Task instructions
Below this line is a listing that includes pictures. Copy exactly, and only, the lines from the one containing "Rebuild this chart" through the one containing "plt.rcParams['mathtext.bf'] = 'Liberation"; the pictures do not go in the copy.
━━━━━━━━
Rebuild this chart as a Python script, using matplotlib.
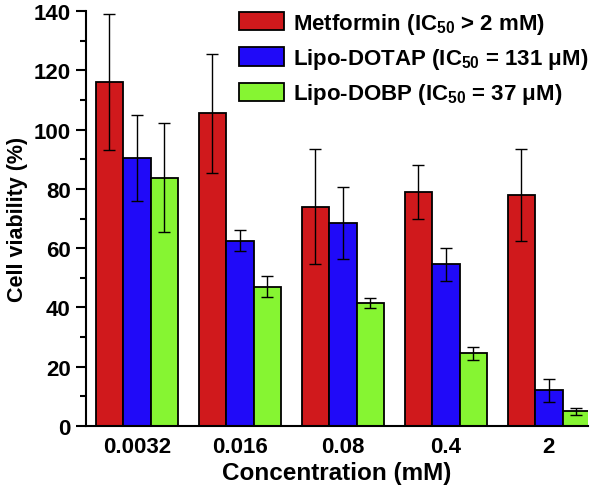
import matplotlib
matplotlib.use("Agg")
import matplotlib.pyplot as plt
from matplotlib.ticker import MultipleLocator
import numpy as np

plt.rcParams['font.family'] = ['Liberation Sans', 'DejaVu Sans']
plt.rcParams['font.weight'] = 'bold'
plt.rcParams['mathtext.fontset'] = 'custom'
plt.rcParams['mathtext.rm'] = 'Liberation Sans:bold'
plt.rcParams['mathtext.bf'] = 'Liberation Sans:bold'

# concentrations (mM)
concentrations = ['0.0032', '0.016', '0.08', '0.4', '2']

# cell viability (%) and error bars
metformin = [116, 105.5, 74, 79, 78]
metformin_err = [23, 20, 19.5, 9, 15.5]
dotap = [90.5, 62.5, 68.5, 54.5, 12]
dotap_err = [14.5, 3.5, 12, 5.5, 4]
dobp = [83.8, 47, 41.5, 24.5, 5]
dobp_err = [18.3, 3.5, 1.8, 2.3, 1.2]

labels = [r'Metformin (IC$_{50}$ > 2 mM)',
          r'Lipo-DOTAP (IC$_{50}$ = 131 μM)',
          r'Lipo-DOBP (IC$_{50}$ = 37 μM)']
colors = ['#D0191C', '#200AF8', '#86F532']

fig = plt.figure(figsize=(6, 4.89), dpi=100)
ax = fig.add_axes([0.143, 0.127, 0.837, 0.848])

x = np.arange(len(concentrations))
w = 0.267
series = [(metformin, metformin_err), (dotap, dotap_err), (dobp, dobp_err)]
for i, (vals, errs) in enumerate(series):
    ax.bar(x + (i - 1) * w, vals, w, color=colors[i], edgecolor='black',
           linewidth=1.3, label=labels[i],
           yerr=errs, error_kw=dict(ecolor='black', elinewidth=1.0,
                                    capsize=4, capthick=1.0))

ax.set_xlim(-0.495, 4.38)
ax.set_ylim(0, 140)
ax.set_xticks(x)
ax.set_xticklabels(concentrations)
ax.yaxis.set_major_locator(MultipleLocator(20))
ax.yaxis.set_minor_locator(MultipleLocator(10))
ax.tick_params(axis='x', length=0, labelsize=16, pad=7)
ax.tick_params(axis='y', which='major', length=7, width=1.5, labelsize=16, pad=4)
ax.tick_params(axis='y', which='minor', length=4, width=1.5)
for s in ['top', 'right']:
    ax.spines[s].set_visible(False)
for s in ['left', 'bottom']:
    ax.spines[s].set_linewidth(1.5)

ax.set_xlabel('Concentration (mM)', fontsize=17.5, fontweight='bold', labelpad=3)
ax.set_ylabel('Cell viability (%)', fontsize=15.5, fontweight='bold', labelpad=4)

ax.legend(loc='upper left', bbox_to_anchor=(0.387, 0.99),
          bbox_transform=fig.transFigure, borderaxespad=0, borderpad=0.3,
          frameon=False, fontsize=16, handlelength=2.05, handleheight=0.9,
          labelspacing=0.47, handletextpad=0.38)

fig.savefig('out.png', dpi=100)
━━━━━━━━
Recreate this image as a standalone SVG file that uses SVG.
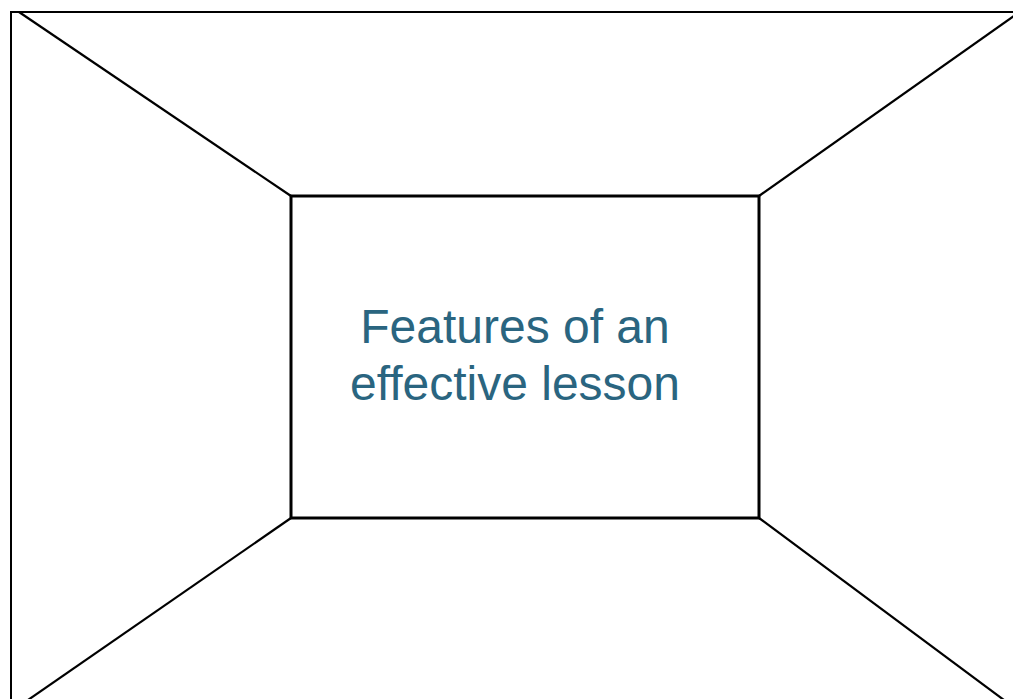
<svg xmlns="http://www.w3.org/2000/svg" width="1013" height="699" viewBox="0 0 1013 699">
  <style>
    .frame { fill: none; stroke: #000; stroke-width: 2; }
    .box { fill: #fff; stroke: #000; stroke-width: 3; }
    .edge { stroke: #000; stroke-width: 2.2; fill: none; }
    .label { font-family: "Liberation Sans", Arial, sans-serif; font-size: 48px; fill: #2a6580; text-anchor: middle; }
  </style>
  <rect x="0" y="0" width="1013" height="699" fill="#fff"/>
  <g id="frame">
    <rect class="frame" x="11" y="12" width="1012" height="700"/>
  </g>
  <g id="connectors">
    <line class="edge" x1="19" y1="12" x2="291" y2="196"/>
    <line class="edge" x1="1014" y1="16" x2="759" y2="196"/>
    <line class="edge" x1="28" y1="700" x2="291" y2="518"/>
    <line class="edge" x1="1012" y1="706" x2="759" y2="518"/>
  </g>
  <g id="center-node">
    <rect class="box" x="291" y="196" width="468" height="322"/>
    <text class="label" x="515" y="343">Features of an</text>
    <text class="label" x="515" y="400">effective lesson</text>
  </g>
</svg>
━━━━━━━━
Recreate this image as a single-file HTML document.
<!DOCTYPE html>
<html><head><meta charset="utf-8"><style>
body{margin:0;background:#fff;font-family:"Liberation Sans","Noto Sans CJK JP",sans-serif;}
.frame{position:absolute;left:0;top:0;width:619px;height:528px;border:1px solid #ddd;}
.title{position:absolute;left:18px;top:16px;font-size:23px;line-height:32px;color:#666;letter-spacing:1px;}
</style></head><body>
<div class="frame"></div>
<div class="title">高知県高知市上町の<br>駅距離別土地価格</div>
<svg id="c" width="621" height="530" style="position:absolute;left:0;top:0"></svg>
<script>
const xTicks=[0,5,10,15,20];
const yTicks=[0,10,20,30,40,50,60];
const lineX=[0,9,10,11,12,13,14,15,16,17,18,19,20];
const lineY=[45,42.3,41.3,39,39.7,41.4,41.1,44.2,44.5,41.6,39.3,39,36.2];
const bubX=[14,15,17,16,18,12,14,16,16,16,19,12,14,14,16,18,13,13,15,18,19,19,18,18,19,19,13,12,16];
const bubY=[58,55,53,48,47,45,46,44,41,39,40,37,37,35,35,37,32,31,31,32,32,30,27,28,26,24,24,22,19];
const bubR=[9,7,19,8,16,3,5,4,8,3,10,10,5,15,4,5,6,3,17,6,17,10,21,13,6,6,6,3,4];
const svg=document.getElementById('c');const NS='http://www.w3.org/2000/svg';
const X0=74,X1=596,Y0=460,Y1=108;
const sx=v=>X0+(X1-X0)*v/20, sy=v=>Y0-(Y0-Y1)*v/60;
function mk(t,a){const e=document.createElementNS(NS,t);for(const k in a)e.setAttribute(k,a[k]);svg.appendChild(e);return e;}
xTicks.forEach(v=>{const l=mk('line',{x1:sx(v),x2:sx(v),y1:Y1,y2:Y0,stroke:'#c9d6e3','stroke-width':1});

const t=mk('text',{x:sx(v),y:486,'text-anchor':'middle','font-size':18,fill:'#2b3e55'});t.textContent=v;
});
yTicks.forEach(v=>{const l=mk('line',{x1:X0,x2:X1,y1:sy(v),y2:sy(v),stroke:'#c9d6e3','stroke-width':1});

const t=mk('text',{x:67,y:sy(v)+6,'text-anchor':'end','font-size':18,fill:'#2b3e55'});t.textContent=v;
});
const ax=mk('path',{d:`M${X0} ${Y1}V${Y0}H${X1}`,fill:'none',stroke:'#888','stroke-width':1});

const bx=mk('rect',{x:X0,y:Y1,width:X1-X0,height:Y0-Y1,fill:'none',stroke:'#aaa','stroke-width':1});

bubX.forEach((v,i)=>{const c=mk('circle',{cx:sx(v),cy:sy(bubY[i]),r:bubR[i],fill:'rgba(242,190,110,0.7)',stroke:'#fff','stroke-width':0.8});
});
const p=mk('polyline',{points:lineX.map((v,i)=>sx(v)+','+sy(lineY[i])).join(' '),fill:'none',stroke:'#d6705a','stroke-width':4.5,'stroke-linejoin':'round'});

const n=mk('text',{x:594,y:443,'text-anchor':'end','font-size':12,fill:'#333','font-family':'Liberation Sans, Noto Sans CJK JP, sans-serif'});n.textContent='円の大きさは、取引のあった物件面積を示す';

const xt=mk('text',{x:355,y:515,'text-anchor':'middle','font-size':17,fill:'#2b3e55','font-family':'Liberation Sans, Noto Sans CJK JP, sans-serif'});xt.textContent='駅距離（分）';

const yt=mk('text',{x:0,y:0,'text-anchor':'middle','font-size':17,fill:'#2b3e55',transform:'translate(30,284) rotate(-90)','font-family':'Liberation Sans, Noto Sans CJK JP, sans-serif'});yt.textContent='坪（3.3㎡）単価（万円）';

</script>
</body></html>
━━━━━━━━
Task answer
Rebuild this chart as a Python script, using matplotlib.
import matplotlib
matplotlib.use("Agg")
import matplotlib.pyplot as plt
from matplotlib.ticker import MultipleLocator
import numpy as np

plt.rcParams['font.family'] = ['Liberation Sans', 'DejaVu Sans']
plt.rcParams['font.weight'] = 'bold'
plt.rcParams['mathtext.fontset'] = 'custom'
plt.rcParams['mathtext.rm'] = 'Liberation Sans:bold'
plt.rcParams['mathtext.bf'] = 'Liberation Sans:bold'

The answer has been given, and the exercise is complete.